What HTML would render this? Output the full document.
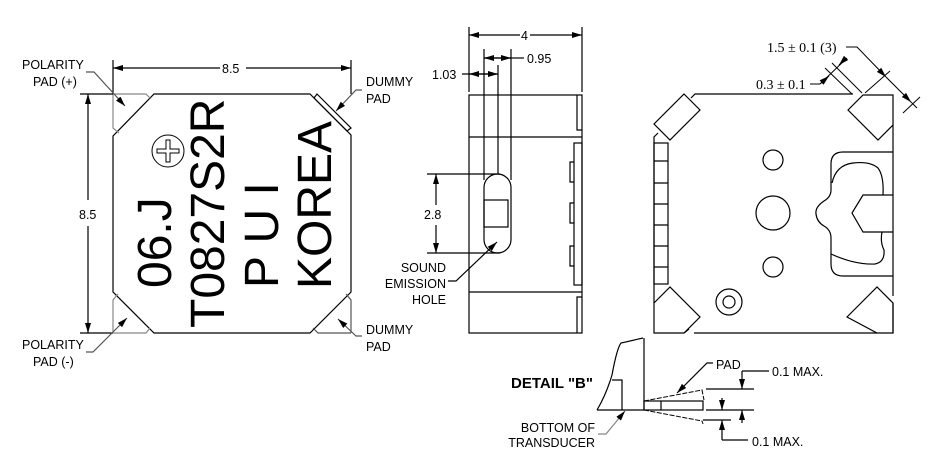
<!DOCTYPE html>
<html><head><meta charset="utf-8"><style>
html,body{margin:0;padding:0;background:#fff;}
svg{display:block;}
text{font-family:"Liberation Sans",sans-serif;fill:#000;}
.s{font-size:12.5px;}
.ser{font-family:"Liberation Serif",serif;font-size:14px;}
</style></head><body>
<svg width="948" height="468" viewBox="0 0 948 468" xmlns="http://www.w3.org/2000/svg">
<defs>
<marker id="a" viewBox="0 0 10 6" refX="10" refY="3" markerWidth="10" markerHeight="6" orient="auto" markerUnits="userSpaceOnUse"><path d="M0,0 L10,3 L0,6 Z" fill="#000"/></marker>
</defs>
<g fill="none" stroke="#000" stroke-width="1.2">
<!-- LEFT VIEW -->
<path d="M154,94 H310 L351,135 V292 L310,333 H154 L113,292 V136 Z"/>
<path d="M113,94 V128 L119,133 M113,94 H146 L151,99" stroke="#888"/>
<path d="M351,333 V300 L346,294 M351,333 H318 L313,328" stroke="#555"/>
<path d="M113,333 V300 L118,294 M113,333 H146 L150,328" stroke="#888"/>
<path d="M317,94 L351,128 L347,131 L314,98 Z"/>
<path d="M113,60 V94 M351,60 V94 M80,94 H113 M80,333 H113"/>
<path d="M220,68 H113" marker-end="url(#a)"/>
<path d="M246,68 H351" marker-end="url(#a)"/>
<path d="M88,200 V94" marker-end="url(#a)"/>
<path d="M88,226 V333" marker-end="url(#a)"/>
<path d="M86,72 H94 L125,106" stroke="#555" marker-end="url(#a)"/>
<path d="M362,90 H356 L336,111" stroke="#555" marker-end="url(#a)"/>
<path d="M86,352 H93 L127,318" stroke="#555" marker-end="url(#a)"/>
<path d="M362,336 H356 L338,319" stroke="#555" marker-end="url(#a)"/>
<circle cx="168" cy="151" r="16" stroke-width="1"/>
<path d="M166,140 h4 v9 h9 v4 h-9 v9 h-4 v-9 h-9 v-4 h9 Z" stroke-width="1"/>

<!-- SIDE VIEW -->
<rect x="469" y="95" width="113" height="238"/>
<path d="M469,137 H582 M469,292 H582"/>
<path d="M577,95 V130 H582 M577,333 V297 H582"/>
<rect x="574" y="143" width="8" height="142"/>
<path d="M574,162 h-4 v20 h4 M574,203 h-4 v20 h4 M574,246 h-4 v20 h4"/>
<rect x="484" y="174" width="27" height="79" rx="13.5"/>
<rect x="484" y="200" width="24" height="27"/>
<path d="M484,49 V180 M511,49 V180 M498,65 V174 M469,27 V92 M582,27 V92"/>
<path d="M427,174 H500 M427,253 H500"/>
<path d="M520,35 H469" marker-end="url(#a)"/>
<path d="M530,35 H582" marker-end="url(#a)"/>
<path d="M511,58 H484" marker-end="url(#a)"/>
<path d="M484,58 H511" marker-end="url(#a)"/>
<path d="M511,58 H524"/>
<path d="M462,74 H498" marker-end="url(#a)"/>
<path d="M498,74 H469" marker-end="url(#a)"/>
<path d="M436,205 V174" marker-end="url(#a)"/>
<path d="M436,225 V253" marker-end="url(#a)"/>
<path d="M448,281 H456 L497,242" marker-end="url(#a)"/>

<!-- RIGHT VIEW -->
<path d="M691,98 L695,94 H853"/>
<path d="M893,125 V296 M893,303 V333"/>
<path d="M877,333 H694 M689,329 L684,333"/>
<path d="M654,303 V137 L658,133"/>
<path d="M684,94 L700,110 L670,140 L654,124 Z"/>
<path d="M848,110 L863,95 H893 V125 L878,140 Z"/>
<path d="M654,303 L670,287 L700,317 L684,333 H654 Z"/>
<path d="M847,317 L877,287 L893,303 V333 H877 Z"/>
<rect x="654" y="143" width="14" height="141"/>
<path d="M654,161 h14 M654,183 h14 M654,204 h14 M654,225 h14 M654,246 h14 M654,267 h14"/>
<circle cx="773" cy="160" r="10"/>
<circle cx="773" cy="213" r="17"/>
<circle cx="773" cy="267" r="10"/>
<circle cx="729" cy="302" r="13"/>
<circle cx="729" cy="302" r="6"/>
<path d="M893,152 H843 Q831,152 831,164 V190 Q831,197 824,201 Q815,207 816,214 Q817,222 824,226 Q831,230 831,238 V264 Q831,276 843,276 H893"/>
<path d="M832,183 Q836,165 853,163 Q870,161 878,168 Q884,176 883,195"/>
<path d="M893,195 H863 L852,213 L863,232 H893"/>
<path d="M882,232 Q880,242 884,250 Q885,262 875,264 Q855,265 831,254"/>
<!-- dims right -->
<path d="M825,68 L852,94 M832,63 L862,93" stroke-width="1"/>
<path d="M865,93 L890,71 M903,113 L920,97" stroke-width="1"/>
<path d="M847,58 L820,84" stroke-width="1"/>
<path d="M846,58 L839,65" marker-end="url(#a)" stroke-width="1"/>
<path d="M820,84 L829,76" marker-end="url(#a)" stroke-width="1"/>
<path d="M810,84 H820" stroke-width="1"/>
<path d="M846,47 H857 L886,77" stroke-width="1" marker-end="url(#a)"/>
<path d="M886,77 L911,102" stroke-width="1" marker-end="url(#a)"/>
<path d="M911,102 L917,108" stroke-width="1"/>

<!-- DETAIL B -->
<path d="M597,410 Q606,395 612,375 Q617,348 621,343 L643,338 M644,338 V410 M597,410 H644 M612,380 H622 V410"/>
<rect x="644" y="401" width="59" height="9"/>
<path d="M661,401 V410"/>
<path d="M644,401 L702,390 L704,400 M644,410 L702,421 L703,424" stroke-dasharray="5,1.5" stroke-width="1"/>
<path d="M706,389 H754 M706,410 H754 M703,420 H731"/>
<path d="M742,371 V389" marker-end="url(#a)"/>
<path d="M742,423 V410" marker-end="url(#a)"/>
<path d="M742,371 H769"/>
<path d="M722,398 V410" marker-end="url(#a)"/>
<path d="M722,440 V420" marker-end="url(#a)"/>
<path d="M722,440 H748"/>
<path d="M713,363 H707 L677,393" marker-end="url(#a)"/>
<path d="M598,434 H606 L625,411" stroke="#888" marker-end="url(#a)"/>
</g>
<text class="s" x="22" y="69">POLARITY</text>
<text class="s" x="33" y="86">PAD (+)</text>
<text class="s" x="366" y="86">DUMMY</text>
<text class="s" x="366" y="103">PAD</text>
<text class="s" x="22" y="349">POLARITY</text>
<text class="s" x="33" y="366">PAD (-)</text>
<text class="s" x="366" y="334">DUMMY</text>
<text class="s" x="366" y="351">PAD</text>
<rect x="220" y="61" width="26" height="13" fill="#fff"/>
<text class="s" x="222" y="73">8.5</text>
<rect x="78" y="205" width="22" height="16" fill="#fff"/>
<text class="s" x="79" y="219">8.5</text>
<text transform="translate(171,288) rotate(-90)" style="font-size:48px">06.J</text>
<text transform="translate(224,328) rotate(-90)" style="font-size:48px">T0827S2R</text>
<text transform="translate(278,288) rotate(-90)" style="font-size:48px">P U I</text>
<text transform="translate(331,289) rotate(-90)" style="font-size:48px">KOREA</text>
<text class="s" x="521" y="40">4</text>
<text class="s" x="527" y="63">0.95</text>
<text class="s" x="432" y="79">1.03</text>
<text class="s" x="424" y="219">2.8</text>
<text class="s" x="446" y="272" text-anchor="end">SOUND</text>
<text class="s" x="446" y="288" text-anchor="end">EMISSION</text>
<text class="s" x="446" y="304" text-anchor="end">HOLE</text>
<text class="ser" x="767" y="52">1.5 ± 0.1 (3)</text>
<text class="ser" x="756" y="89">0.3 ± 0.1</text>
<text x="511" y="388" style="font-size:15px;font-weight:bold">DETAIL "B"</text>
<text class="s" x="716" y="369">PAD</text>
<text class="s" x="772" y="376">0.1 MAX.</text>
<text class="s" x="752" y="446">0.1 MAX.</text>
<text class="s" x="595" y="432" text-anchor="end">BOTTOM OF</text>
<text class="s" x="595" y="447" text-anchor="end">TRANSDUCER</text>
</svg>
</body></html>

--*--

* [What is needed] Repeat the lines above, starting at the first and stopping after the line that holds "h-4 v-9 h-9", with the pictures left out.

* [Expected answer]
What HTML would render this? Output the full document.
<!DOCTYPE html>
<html><head><meta charset="utf-8"><style>
html,body{margin:0;padding:0;background:#fff;}
svg{display:block;}
text{font-family:"Liberation Sans",sans-serif;fill:#000;}
.s{font-size:12.5px;}
.ser{font-family:"Liberation Serif",serif;font-size:14px;}
</style></head><body>
<svg width="948" height="468" viewBox="0 0 948 468" xmlns="http://www.w3.org/2000/svg">
<defs>
<marker id="a" viewBox="0 0 10 6" refX="10" refY="3" markerWidth="10" markerHeight="6" orient="auto" markerUnits="userSpaceOnUse"><path d="M0,0 L10,3 L0,6 Z" fill="#000"/></marker>
</defs>
<g fill="none" stroke="#000" stroke-width="1.2">
<!-- LEFT VIEW -->
<path d="M154,94 H310 L351,135 V292 L310,333 H154 L113,292 V136 Z"/>
<path d="M113,94 V128 L119,133 M113,94 H146 L151,99" stroke="#888"/>
<path d="M351,333 V300 L346,294 M351,333 H318 L313,328" stroke="#555"/>
<path d="M113,333 V300 L118,294 M113,333 H146 L150,328" stroke="#888"/>
<path d="M317,94 L351,128 L347,131 L314,98 Z"/>
<path d="M113,60 V94 M351,60 V94 M80,94 H113 M80,333 H113"/>
<path d="M220,68 H113" marker-end="url(#a)"/>
<path d="M246,68 H351" marker-end="url(#a)"/>
<path d="M88,200 V94" marker-end="url(#a)"/>
<path d="M88,226 V333" marker-end="url(#a)"/>
<path d="M86,72 H94 L125,106" stroke="#555" marker-end="url(#a)"/>
<path d="M362,90 H356 L336,111" stroke="#555" marker-end="url(#a)"/>
<path d="M86,352 H93 L127,318" stroke="#555" marker-end="url(#a)"/>
<path d="M362,336 H356 L338,319" stroke="#555" marker-end="url(#a)"/>
<circle cx="168" cy="151" r="16" stroke-width="1"/>
<path d="M166,140 h4 v9 h9 v4 h-9 v9 h-4 v-9 h-9 v-4 h9 Z" stroke-width="1"/>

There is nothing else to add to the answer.